§ Dataset records:
____________

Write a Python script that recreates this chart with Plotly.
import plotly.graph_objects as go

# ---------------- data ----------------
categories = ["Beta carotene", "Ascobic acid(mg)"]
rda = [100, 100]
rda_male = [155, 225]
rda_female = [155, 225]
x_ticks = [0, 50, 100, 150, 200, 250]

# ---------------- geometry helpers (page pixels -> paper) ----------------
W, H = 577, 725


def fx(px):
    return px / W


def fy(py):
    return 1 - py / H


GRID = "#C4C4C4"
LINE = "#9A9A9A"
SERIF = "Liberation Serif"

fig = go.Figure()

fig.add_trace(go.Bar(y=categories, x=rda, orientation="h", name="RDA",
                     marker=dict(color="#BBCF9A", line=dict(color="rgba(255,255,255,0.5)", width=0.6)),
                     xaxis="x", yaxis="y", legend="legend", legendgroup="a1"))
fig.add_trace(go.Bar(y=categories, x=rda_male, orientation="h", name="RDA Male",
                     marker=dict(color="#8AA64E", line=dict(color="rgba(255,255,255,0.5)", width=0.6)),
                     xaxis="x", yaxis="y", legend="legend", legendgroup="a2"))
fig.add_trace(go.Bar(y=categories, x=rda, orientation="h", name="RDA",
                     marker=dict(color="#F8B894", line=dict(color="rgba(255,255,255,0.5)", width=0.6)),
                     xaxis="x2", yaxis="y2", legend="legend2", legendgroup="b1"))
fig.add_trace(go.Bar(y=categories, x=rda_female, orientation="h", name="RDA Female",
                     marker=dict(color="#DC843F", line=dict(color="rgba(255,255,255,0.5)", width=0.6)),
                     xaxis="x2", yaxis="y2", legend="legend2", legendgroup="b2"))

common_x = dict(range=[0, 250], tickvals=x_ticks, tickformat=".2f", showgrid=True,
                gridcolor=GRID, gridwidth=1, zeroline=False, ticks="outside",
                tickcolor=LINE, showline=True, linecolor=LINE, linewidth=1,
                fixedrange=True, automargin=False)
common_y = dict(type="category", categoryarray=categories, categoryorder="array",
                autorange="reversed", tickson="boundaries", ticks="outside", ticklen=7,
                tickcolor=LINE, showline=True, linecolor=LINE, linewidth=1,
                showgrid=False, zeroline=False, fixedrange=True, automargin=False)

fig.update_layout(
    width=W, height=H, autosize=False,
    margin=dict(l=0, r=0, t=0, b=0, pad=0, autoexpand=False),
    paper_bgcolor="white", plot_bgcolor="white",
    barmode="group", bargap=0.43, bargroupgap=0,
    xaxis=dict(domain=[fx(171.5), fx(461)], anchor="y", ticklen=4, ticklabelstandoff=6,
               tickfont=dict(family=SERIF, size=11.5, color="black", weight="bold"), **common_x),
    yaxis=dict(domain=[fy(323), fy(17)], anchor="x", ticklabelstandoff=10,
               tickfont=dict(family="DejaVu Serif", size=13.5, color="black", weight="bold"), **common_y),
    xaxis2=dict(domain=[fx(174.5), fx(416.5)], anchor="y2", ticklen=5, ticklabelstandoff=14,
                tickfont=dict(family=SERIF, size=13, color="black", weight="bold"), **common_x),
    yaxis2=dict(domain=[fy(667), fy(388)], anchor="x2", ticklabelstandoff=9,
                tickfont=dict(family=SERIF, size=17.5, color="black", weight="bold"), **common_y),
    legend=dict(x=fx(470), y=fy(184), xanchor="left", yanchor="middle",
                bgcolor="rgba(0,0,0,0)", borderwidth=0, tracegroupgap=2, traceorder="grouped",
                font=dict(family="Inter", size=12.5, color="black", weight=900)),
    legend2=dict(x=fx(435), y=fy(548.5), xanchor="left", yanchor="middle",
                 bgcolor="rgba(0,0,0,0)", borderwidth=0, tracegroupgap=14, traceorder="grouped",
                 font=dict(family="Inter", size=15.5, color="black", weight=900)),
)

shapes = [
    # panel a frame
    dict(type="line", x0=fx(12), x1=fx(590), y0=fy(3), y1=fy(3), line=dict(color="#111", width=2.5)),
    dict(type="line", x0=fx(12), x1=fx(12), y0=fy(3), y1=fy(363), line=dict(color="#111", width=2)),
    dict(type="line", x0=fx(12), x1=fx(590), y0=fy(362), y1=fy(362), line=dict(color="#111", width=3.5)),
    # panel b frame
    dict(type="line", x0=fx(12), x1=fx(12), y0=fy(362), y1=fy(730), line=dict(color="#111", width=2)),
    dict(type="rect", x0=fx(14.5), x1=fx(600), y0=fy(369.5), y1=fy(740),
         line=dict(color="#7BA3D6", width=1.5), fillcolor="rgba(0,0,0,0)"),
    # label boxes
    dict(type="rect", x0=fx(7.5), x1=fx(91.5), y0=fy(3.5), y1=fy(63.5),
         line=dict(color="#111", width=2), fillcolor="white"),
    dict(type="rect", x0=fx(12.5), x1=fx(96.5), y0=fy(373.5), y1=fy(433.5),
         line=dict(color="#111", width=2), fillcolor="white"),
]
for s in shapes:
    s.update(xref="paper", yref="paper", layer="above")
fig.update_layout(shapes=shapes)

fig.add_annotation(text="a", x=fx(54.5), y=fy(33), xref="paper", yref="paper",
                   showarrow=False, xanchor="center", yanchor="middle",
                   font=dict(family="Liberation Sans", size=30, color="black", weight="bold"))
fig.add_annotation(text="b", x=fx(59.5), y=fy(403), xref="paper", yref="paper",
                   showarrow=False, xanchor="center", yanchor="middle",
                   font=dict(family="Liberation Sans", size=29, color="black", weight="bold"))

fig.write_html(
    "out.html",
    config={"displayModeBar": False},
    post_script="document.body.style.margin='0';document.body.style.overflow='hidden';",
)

____________

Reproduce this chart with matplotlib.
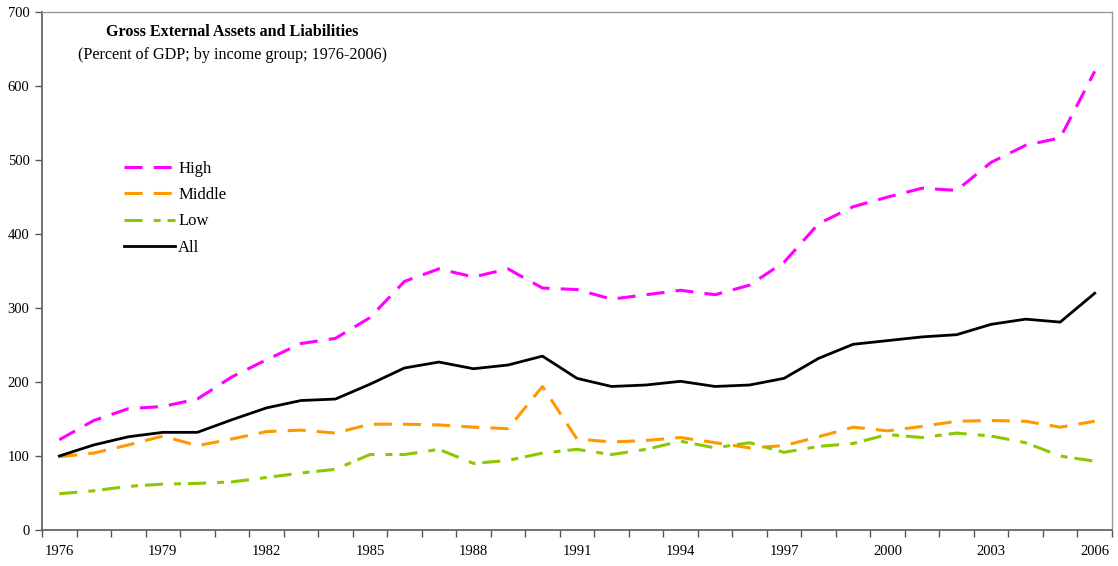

____________

§ Given instruction: Your task is to repeat the lines from the one containing "Write a Python" to the one containing "zeroline=False, fixedrange=True, automargin=False)", both lines included. Leave out every other line.

§ Reply:
Write a Python script that recreates this chart with Plotly.
import plotly.graph_objects as go

# ---------------- data ----------------
categories = ["Beta carotene", "Ascobic acid(mg)"]
rda = [100, 100]
rda_male = [155, 225]
rda_female = [155, 225]
x_ticks = [0, 50, 100, 150, 200, 250]

# ---------------- geometry helpers (page pixels -> paper) ----------------
W, H = 577, 725


def fx(px):
    return px / W


def fy(py):
    return 1 - py / H


GRID = "#C4C4C4"
LINE = "#9A9A9A"
SERIF = "Liberation Serif"

fig = go.Figure()

fig.add_trace(go.Bar(y=categories, x=rda, orientation="h", name="RDA",
                     marker=dict(color="#BBCF9A", line=dict(color="rgba(255,255,255,0.5)", width=0.6)),
                     xaxis="x", yaxis="y", legend="legend", legendgroup="a1"))
fig.add_trace(go.Bar(y=categories, x=rda_male, orientation="h", name="RDA Male",
                     marker=dict(color="#8AA64E", line=dict(color="rgba(255,255,255,0.5)", width=0.6)),
                     xaxis="x", yaxis="y", legend="legend", legendgroup="a2"))
fig.add_trace(go.Bar(y=categories, x=rda, orientation="h", name="RDA",
                     marker=dict(color="#F8B894", line=dict(color="rgba(255,255,255,0.5)", width=0.6)),
                     xaxis="x2", yaxis="y2", legend="legend2", legendgroup="b1"))
fig.add_trace(go.Bar(y=categories, x=rda_female, orientation="h", name="RDA Female",
                     marker=dict(color="#DC843F", line=dict(color="rgba(255,255,255,0.5)", width=0.6)),
                     xaxis="x2", yaxis="y2", legend="legend2", legendgroup="b2"))

common_x = dict(range=[0, 250], tickvals=x_ticks, tickformat=".2f", showgrid=True,
                gridcolor=GRID, gridwidth=1, zeroline=False, ticks="outside",
                tickcolor=LINE, showline=True, linecolor=LINE, linewidth=1,
                fixedrange=True, automargin=False)
common_y = dict(type="category", categoryarray=categories, categoryorder="array",
                autorange="reversed", tickson="boundaries", ticks="outside", ticklen=7,
                tickcolor=LINE, showline=True, linecolor=LINE, linewidth=1,
                showgrid=False, zeroline=False, fixedrange=True, automargin=False)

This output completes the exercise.